BRIEF: Exclude the pictures, then repeat the remaining data exactly.

SUPPLIED INFORMATION:
* Start *

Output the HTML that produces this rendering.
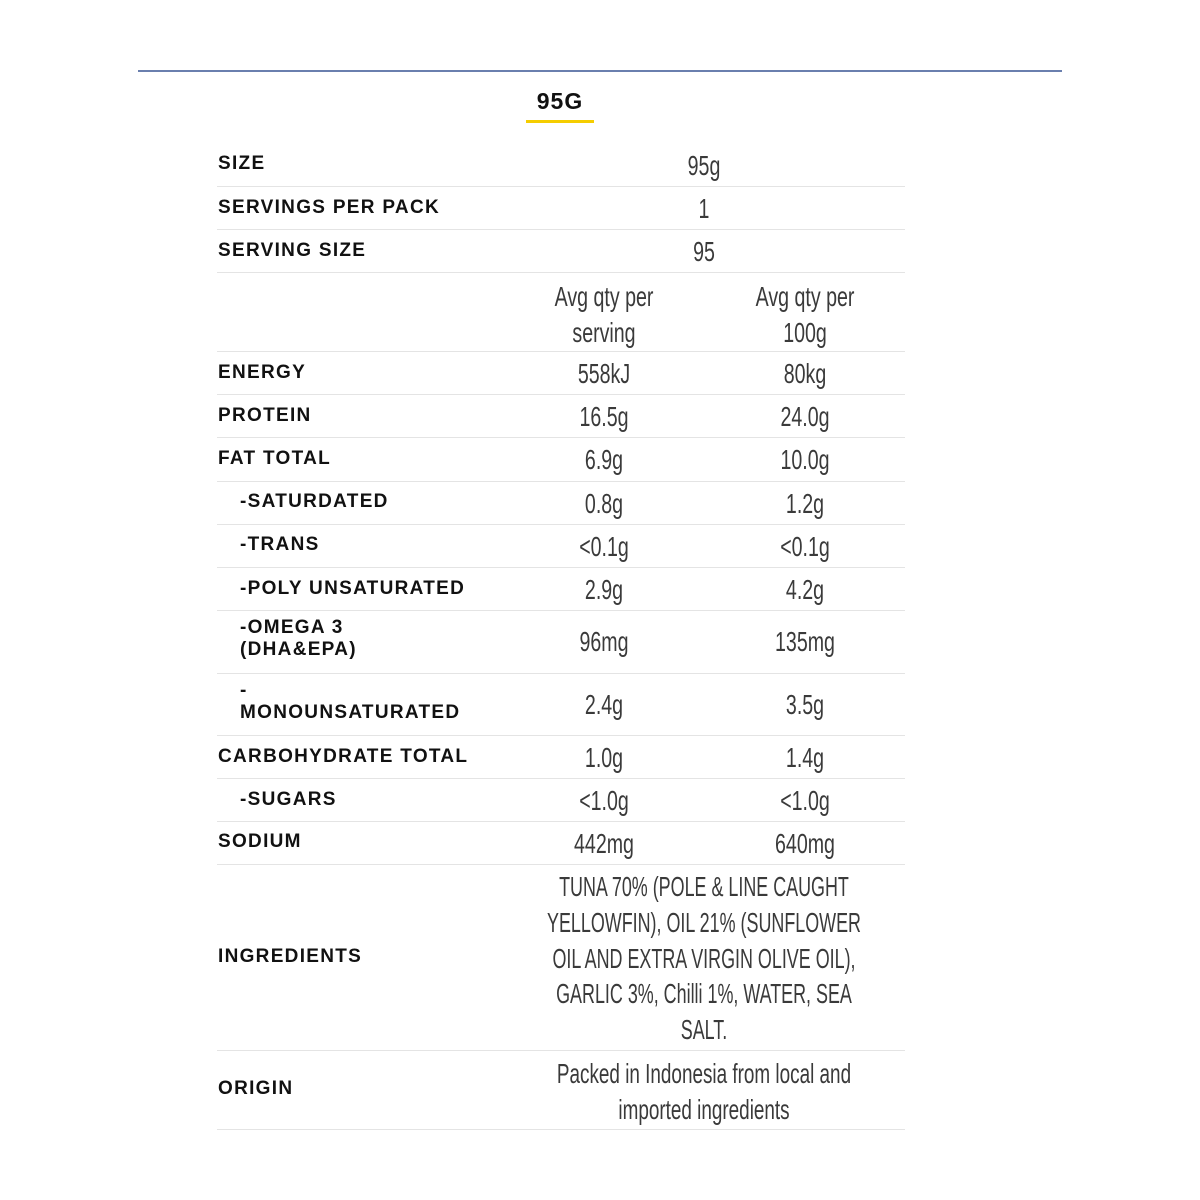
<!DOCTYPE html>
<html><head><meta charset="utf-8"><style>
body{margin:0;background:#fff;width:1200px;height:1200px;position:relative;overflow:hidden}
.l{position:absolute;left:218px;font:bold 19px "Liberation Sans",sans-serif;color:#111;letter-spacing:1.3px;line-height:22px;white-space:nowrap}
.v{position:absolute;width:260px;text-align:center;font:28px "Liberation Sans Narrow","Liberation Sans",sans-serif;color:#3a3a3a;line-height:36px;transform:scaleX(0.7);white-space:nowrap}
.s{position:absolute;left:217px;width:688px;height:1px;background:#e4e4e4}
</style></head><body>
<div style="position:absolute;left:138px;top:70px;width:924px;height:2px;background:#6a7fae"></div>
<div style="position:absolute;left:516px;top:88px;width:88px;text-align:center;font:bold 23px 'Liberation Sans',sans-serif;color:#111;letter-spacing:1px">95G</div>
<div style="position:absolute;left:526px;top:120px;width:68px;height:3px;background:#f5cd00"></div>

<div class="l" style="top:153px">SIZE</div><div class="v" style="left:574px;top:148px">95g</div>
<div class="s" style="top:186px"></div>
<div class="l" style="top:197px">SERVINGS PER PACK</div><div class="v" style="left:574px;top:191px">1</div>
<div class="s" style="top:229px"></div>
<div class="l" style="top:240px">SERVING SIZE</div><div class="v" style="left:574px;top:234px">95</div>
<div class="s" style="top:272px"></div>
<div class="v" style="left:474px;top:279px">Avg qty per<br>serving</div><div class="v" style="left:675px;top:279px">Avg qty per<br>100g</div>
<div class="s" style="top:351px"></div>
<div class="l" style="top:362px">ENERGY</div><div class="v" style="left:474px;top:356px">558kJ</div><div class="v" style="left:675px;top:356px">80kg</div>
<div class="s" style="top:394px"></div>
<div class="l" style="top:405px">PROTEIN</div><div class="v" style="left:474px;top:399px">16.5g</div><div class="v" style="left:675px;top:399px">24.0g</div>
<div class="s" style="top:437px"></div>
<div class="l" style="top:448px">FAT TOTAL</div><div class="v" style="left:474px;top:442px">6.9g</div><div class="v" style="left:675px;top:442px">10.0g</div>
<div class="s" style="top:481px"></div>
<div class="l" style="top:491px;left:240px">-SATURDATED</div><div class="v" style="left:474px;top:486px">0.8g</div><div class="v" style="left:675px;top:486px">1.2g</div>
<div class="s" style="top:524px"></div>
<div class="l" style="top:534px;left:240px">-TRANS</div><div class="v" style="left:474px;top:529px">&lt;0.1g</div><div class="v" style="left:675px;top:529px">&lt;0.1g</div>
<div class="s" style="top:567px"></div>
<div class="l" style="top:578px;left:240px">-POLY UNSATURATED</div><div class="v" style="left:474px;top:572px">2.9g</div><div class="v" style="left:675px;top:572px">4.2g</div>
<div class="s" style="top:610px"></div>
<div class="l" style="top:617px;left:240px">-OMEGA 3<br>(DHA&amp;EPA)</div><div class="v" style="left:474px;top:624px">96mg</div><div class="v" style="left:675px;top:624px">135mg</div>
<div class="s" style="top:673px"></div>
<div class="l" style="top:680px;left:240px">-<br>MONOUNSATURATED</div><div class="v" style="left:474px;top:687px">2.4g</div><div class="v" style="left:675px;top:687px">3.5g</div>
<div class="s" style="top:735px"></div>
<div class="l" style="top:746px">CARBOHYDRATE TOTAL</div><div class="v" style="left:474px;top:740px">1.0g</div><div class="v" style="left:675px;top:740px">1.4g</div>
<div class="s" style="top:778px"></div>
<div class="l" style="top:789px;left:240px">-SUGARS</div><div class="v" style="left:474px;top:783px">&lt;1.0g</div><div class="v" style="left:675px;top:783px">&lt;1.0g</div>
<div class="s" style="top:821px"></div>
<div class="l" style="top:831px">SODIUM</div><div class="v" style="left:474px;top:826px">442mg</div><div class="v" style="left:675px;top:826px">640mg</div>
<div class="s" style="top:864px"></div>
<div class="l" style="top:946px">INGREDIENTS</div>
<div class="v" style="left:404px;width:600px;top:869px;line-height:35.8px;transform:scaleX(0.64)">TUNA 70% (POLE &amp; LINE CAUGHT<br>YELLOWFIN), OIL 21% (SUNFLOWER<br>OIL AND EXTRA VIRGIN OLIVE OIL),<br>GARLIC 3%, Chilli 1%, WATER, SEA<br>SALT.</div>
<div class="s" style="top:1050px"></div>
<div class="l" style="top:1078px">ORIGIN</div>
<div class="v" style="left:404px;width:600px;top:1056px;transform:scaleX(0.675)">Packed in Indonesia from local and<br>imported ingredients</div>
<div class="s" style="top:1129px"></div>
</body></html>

* End *

THE ANSWER:
Output the HTML that produces this rendering.
<!DOCTYPE html>
<html><head><meta charset="utf-8"><style>
body{margin:0;background:#fff;width:1200px;height:1200px;position:relative;overflow:hidden}
.l{position:absolute;left:218px;font:bold 19px "Liberation Sans",sans-serif;color:#111;letter-spacing:1.3px;line-height:22px;white-space:nowrap}
.v{position:absolute;width:260px;text-align:center;font:28px "Liberation Sans Narrow","Liberation Sans",sans-serif;color:#3a3a3a;line-height:36px;transform:scaleX(0.7);white-space:nowrap}
.s{position:absolute;left:217px;width:688px;height:1px;background:#e4e4e4}
</style></head><body>
<div style="position:absolute;left:138px;top:70px;width:924px;height:2px;background:#6a7fae"></div>
<div style="position:absolute;left:516px;top:88px;width:88px;text-align:center;font:bold 23px 'Liberation Sans',sans-serif;color:#111;letter-spacing:1px">95G</div>
<div style="position:absolute;left:526px;top:120px;width:68px;height:3px;background:#f5cd00"></div>

<div class="l" style="top:153px">SIZE</div><div class="v" style="left:574px;top:148px">95g</div>
<div class="s" style="top:186px"></div>
<div class="l" style="top:197px">SERVINGS PER PACK</div><div class="v" style="left:574px;top:191px">1</div>
<div class="s" style="top:229px"></div>
<div class="l" style="top:240px">SERVING SIZE</div><div class="v" style="left:574px;top:234px">95</div>
<div class="s" style="top:272px"></div>
<div class="v" style="left:474px;top:279px">Avg qty per<br>serving</div><div class="v" style="left:675px;top:279px">Avg qty per<br>100g</div>
<div class="s" style="top:351px"></div>
<div class="l" style="top:362px">ENERGY</div><div class="v" style="left:474px;top:356px">558kJ</div><div class="v" style="left:675px;top:356px">80kg</div>
<div class="s" style="top:394px"></div>
<div class="l" style="top:405px">PROTEIN</div><div class="v" style="left:474px;top:399px">16.5g</div><div class="v" style="left:675px;top:399px">24.0g</div>
<div class="s" style="top:437px"></div>
<div class="l" style="top:448px">FAT TOTAL</div><div class="v" style="left:474px;top:442px">6.9g</div><div class="v" style="left:675px;top:442px">10.0g</div>
<div class="s" style="top:481px"></div>
<div class="l" style="top:491px;left:240px">-SATURDATED</div><div class="v" style="left:474px;top:486px">0.8g</div><div class="v" style="left:675px;top:486px">1.2g</div>
<div class="s" style="top:524px"></div>
<div class="l" style="top:534px;left:240px">-TRANS</div><div class="v" style="left:474px;top:529px">&lt;0.1g</div><div class="v" style="left:675px;top:529px">&lt;0.1g</div>
<div class="s" style="top:567px"></div>
<div class="l" style="top:578px;left:240px">-POLY UNSATURATED</div><div class="v" style="left:474px;top:572px">2.9g</div><div class="v" style="left:675px;top:572px">4.2g</div>
<div class="s" style="top:610px"></div>
<div class="l" style="top:617px;left:240px">-OMEGA 3<br>(DHA&amp;EPA)</div><div class="v" style="left:474px;top:624px">96mg</div><div class="v" style="left:675px;top:624px">135mg</div>
<div class="s" style="top:673px"></div>
<div class="l" style="top:680px;left:240px">-<br>MONOUNSATURATED</div><div class="v" style="left:474px;top:687px">2.4g</div><div class="v" style="left:675px;top:687px">3.5g</div>
<div class="s" style="top:735px"></div>
<div class="l" style="top:746px">CARBOHYDRATE TOTAL</div><div class="v" style="left:474px;top:740px">1.0g</div><div class="v" style="left:675px;top:740px">1.4g</div>
<div class="s" style="top:778px"></div>
<div class="l" style="top:789px;left:240px">-SUGARS</div><div class="v" style="left:474px;top:783px">&lt;1.0g</div><div class="v" style="left:675px;top:783px">&lt;1.0g</div>
<div class="s" style="top:821px"></div>
<div class="l" style="top:831px">SODIUM</div><div class="v" style="left:474px;top:826px">442mg</div><div class="v" style="left:675px;top:826px">640mg</div>
<div class="s" style="top:864px"></div>
<div class="l" style="top:946px">INGREDIENTS</div>
<div class="v" style="left:404px;width:600px;top:869px;line-height:35.8px;transform:scaleX(0.64)">TUNA 70% (POLE &amp; LINE CAUGHT<br>YELLOWFIN), OIL 21% (SUNFLOWER<br>OIL AND EXTRA VIRGIN OLIVE OIL),<br>GARLIC 3%, Chilli 1%, WATER, SEA<br>SALT.</div>
<div class="s" style="top:1050px"></div>
<div class="l" style="top:1078px">ORIGIN</div>
<div class="v" style="left:404px;width:600px;top:1056px;transform:scaleX(0.675)">Packed in Indonesia from local and<br>imported ingredients</div>
<div class="s" style="top:1129px"></div>
</body></html>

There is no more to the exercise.